/---

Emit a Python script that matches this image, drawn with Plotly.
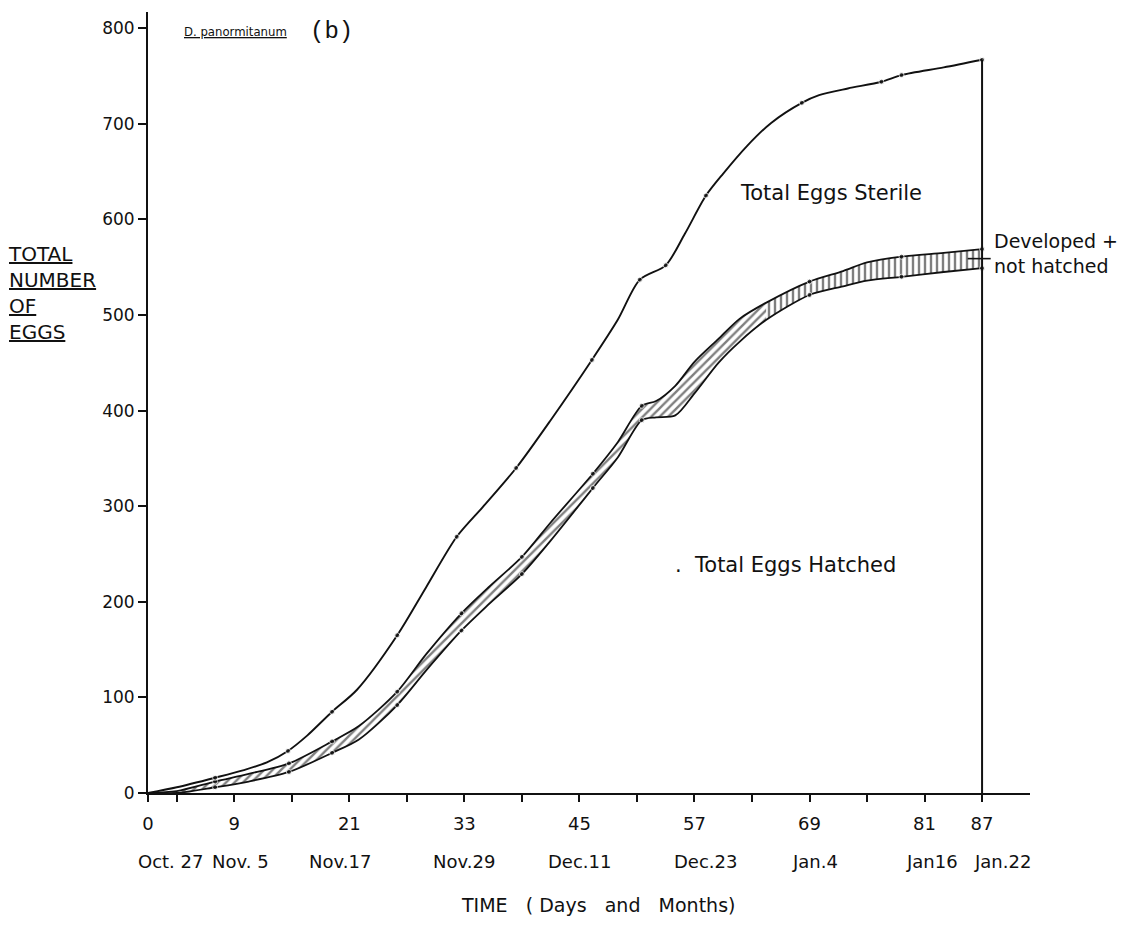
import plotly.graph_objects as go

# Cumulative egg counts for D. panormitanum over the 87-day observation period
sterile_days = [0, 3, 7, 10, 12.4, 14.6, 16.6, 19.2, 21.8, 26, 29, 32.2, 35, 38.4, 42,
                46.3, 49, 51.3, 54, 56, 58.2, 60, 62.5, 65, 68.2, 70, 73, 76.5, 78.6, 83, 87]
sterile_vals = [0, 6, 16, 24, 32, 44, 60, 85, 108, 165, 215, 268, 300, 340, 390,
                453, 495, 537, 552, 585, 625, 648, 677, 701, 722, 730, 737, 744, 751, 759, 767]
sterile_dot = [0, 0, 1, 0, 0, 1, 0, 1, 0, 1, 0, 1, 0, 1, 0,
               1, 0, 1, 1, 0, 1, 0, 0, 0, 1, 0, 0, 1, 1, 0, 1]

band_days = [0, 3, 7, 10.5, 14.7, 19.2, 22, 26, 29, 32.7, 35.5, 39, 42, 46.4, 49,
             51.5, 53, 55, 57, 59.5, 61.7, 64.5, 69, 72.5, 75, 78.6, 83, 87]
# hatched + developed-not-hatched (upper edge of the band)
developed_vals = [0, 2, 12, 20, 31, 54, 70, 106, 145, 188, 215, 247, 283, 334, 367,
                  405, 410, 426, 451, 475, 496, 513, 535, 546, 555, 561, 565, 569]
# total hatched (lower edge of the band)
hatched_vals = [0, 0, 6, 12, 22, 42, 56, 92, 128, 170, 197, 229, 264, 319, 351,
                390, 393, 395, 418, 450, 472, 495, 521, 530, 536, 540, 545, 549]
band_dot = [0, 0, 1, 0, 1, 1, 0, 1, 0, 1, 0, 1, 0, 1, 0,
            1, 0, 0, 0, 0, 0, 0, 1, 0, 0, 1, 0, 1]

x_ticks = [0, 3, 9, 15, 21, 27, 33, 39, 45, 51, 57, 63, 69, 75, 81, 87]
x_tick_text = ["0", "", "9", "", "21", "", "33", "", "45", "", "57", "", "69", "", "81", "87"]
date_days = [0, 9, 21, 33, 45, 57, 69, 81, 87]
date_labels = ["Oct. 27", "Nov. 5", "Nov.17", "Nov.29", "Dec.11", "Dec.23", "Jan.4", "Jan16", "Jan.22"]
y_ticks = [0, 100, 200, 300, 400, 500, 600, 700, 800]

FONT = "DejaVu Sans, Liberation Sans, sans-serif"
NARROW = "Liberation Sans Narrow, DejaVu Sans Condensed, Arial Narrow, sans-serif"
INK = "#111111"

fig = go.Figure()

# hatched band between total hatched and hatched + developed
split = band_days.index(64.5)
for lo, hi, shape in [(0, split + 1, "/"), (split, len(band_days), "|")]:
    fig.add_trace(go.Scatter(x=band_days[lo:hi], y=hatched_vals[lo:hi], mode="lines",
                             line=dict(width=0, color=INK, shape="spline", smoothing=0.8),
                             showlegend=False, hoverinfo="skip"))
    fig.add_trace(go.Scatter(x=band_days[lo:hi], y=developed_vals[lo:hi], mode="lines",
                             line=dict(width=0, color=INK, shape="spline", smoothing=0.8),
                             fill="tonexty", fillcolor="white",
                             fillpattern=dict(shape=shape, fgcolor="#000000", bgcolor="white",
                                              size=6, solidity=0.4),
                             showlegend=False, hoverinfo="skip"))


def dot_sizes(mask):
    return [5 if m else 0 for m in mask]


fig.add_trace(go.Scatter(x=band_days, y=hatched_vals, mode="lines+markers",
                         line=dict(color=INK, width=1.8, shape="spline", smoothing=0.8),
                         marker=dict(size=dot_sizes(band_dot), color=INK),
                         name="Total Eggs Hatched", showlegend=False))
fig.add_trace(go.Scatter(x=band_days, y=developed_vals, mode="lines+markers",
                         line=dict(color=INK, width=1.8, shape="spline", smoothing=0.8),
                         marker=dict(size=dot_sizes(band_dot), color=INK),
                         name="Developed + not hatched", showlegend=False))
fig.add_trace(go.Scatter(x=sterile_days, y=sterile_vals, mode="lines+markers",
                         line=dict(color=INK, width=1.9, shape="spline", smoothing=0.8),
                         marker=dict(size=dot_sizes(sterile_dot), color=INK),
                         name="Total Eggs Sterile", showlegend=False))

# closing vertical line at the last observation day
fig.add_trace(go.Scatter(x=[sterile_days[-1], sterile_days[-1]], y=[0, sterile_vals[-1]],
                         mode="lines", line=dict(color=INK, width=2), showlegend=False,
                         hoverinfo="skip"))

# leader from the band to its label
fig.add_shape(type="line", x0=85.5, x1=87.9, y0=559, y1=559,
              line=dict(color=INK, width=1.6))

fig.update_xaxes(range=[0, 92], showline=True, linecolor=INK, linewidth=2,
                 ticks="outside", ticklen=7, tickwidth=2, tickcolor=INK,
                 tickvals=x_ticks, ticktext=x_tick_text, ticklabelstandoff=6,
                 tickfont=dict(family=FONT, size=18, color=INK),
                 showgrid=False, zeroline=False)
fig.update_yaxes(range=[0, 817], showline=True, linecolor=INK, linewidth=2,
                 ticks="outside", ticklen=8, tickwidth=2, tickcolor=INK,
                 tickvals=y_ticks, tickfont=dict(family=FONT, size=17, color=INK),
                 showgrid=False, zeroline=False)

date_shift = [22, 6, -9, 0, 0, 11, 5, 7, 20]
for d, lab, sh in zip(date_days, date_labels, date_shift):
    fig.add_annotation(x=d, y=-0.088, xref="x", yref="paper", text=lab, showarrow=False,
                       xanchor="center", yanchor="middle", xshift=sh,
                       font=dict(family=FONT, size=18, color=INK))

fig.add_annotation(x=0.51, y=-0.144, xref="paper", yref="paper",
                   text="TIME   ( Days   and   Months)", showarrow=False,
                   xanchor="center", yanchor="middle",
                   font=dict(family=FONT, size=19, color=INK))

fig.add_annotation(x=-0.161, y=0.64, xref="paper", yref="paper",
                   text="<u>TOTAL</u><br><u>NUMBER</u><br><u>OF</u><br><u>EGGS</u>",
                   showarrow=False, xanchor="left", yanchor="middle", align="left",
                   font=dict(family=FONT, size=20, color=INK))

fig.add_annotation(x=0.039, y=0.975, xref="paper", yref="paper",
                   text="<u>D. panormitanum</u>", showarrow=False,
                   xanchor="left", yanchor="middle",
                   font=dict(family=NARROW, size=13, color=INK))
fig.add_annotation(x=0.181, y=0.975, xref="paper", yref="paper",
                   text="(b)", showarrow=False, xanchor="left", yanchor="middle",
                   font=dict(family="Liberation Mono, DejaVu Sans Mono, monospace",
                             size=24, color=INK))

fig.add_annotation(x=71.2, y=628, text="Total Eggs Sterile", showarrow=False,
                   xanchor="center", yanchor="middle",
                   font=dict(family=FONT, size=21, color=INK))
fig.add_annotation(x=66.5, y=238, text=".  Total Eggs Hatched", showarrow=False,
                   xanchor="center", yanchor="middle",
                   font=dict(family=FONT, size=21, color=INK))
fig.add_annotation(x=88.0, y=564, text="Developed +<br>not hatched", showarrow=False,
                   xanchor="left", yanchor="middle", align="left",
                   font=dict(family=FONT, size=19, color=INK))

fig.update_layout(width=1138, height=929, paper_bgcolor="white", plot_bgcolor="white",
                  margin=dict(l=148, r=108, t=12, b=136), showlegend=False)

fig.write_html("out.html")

\---
/---

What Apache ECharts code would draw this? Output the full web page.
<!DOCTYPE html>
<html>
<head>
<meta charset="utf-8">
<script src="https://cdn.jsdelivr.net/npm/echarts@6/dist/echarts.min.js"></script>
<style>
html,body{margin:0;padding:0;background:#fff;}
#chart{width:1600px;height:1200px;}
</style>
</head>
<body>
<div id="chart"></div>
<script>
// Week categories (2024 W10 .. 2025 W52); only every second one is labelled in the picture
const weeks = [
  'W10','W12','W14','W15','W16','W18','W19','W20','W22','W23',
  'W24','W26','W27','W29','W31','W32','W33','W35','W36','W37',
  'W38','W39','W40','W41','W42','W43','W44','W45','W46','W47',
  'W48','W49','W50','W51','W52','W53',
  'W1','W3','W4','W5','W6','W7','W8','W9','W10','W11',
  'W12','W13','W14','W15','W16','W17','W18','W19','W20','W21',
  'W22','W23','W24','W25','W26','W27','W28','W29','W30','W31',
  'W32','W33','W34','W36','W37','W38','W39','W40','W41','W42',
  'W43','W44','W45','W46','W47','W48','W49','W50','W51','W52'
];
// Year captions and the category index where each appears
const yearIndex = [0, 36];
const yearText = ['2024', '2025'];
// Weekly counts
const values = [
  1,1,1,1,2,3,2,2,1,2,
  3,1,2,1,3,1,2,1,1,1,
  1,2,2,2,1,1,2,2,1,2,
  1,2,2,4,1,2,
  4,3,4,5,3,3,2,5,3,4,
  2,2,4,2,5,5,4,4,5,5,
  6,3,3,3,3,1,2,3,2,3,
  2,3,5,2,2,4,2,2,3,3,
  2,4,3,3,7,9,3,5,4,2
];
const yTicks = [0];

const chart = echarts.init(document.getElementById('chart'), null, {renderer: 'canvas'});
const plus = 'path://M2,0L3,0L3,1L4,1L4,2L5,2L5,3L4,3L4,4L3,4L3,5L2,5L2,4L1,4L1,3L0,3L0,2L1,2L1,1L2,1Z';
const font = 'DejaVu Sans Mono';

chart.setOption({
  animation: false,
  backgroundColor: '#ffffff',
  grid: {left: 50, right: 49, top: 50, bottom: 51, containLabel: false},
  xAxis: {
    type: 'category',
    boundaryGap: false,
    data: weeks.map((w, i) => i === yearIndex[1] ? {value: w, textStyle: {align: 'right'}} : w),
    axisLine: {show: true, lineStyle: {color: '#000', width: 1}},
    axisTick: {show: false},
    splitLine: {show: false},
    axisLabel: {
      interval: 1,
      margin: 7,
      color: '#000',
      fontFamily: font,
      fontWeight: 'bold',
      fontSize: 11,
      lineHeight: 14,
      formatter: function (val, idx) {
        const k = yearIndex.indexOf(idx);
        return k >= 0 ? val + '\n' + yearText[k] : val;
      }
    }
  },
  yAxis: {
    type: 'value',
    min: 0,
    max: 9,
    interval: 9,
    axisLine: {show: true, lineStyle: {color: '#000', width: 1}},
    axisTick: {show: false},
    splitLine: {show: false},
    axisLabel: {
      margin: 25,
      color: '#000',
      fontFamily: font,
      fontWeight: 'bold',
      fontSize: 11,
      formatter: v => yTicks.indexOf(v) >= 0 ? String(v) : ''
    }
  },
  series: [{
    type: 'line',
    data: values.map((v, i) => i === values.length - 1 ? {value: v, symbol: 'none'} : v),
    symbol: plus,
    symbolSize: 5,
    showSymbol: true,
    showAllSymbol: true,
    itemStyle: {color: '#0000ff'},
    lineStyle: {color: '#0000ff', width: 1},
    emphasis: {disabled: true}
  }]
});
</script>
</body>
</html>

\---
/---

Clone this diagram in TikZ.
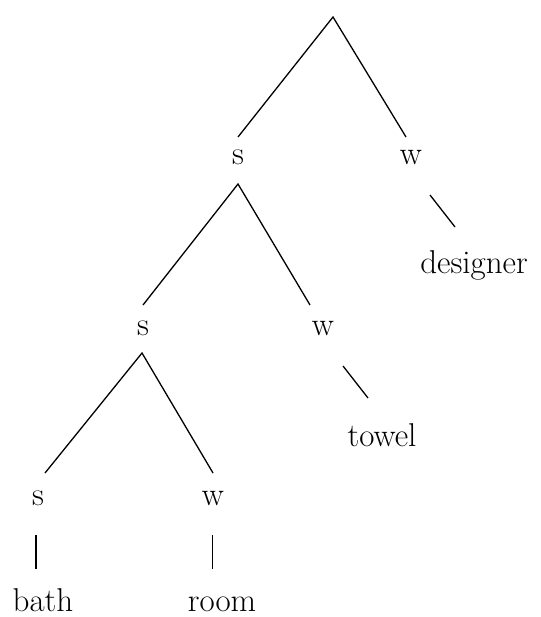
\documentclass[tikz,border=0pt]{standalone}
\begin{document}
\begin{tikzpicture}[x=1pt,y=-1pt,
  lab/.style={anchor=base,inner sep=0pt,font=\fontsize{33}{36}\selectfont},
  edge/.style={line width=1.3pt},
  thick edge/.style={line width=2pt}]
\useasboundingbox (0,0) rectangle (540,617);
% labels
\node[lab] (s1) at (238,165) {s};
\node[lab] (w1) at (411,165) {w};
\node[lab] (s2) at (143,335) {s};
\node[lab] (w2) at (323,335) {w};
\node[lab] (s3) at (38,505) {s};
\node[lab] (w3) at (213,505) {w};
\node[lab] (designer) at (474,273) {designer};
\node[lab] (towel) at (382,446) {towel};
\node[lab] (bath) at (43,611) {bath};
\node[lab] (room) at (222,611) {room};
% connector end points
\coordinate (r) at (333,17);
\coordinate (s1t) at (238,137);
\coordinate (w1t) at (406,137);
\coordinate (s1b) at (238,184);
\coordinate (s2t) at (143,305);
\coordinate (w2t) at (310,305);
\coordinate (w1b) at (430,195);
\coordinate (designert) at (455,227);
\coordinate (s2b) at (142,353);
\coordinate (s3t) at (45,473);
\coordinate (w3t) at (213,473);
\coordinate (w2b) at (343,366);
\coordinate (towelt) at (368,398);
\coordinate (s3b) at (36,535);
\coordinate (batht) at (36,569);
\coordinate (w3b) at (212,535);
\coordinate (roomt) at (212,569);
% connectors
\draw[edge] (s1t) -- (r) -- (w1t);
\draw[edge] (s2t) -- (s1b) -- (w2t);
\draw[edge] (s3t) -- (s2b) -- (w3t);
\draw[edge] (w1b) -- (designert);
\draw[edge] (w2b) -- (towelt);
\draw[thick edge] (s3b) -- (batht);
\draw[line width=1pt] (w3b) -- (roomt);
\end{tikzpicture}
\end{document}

\---

*Written problem*
Return only the number of lines in the data above that include the word "script".

*Task result*
4